Saturday, 8 March 2014

Broken


When was the last time you received a gift? Did you know how to respond?

I recently gave a surprise gift to a Thai friend. She looked confused. Later she explained, "I like it but I don't know how to show it." Why? Because in Thai culture any show of emotion is taboo, especially love. Parents and children don't exchange hugs or kisses. Neither do husbands and wives. If there is a special occasion they give gifts but otherwise they don't. My friend continued, "If I am away for a year and then return to visit home my family don't make a fuss of me, they are just normal. I never heard my Mum tell me that she loved me, and she is now dead. Neither did I tell her I loved her. We just assume it by everyday actions - Mum cooks for me and feeds me, she must love me. My daughter came back home to visit - she must care for me." And that is it.

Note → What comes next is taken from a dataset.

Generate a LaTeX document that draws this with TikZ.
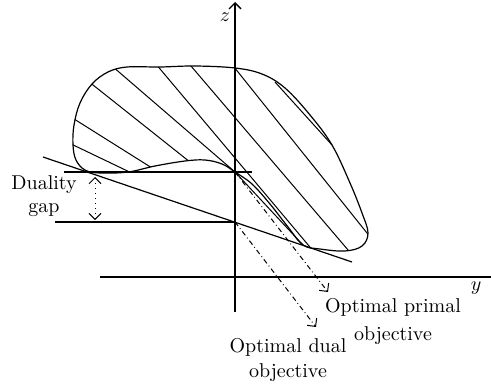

But this friend is a Christian. She has been with western Christians for years, heard and read about how important giving and receiving physical affection is between children and parents. As a result, she told her niece to hug her Mum everyday. Her niece obediently did... only to have her Mum warned by a neighbour that if the child continued to show too much affection, it would shorten the Mother's life. And so culture and tradition, superstition and fear won again. The foreign versus the familiar. Better the devil you know.

Is this the Buddhism the West perceives? This land of smiles, famed for its friendliness and a warm welcome, is a land of broken hearts, because they put their faith in broken cisterns. "My people have committed two sins: They have forsaken me, the spring of living water, and have dug their own cisterns, broken cisterns that cannot hold water." Jeremiah 2:13. The promises of Buddhhism are empty - it is a broken cistern. Where it seems to promise freedom from suffering, it only creates more, by denying the very cravings of the human heart. The heart was made for love. And only God, who is by his very nature, LOVE, can quench our thirst. Broken people need to be healed. Empty hearts need to be filled... but only the Maker knows how.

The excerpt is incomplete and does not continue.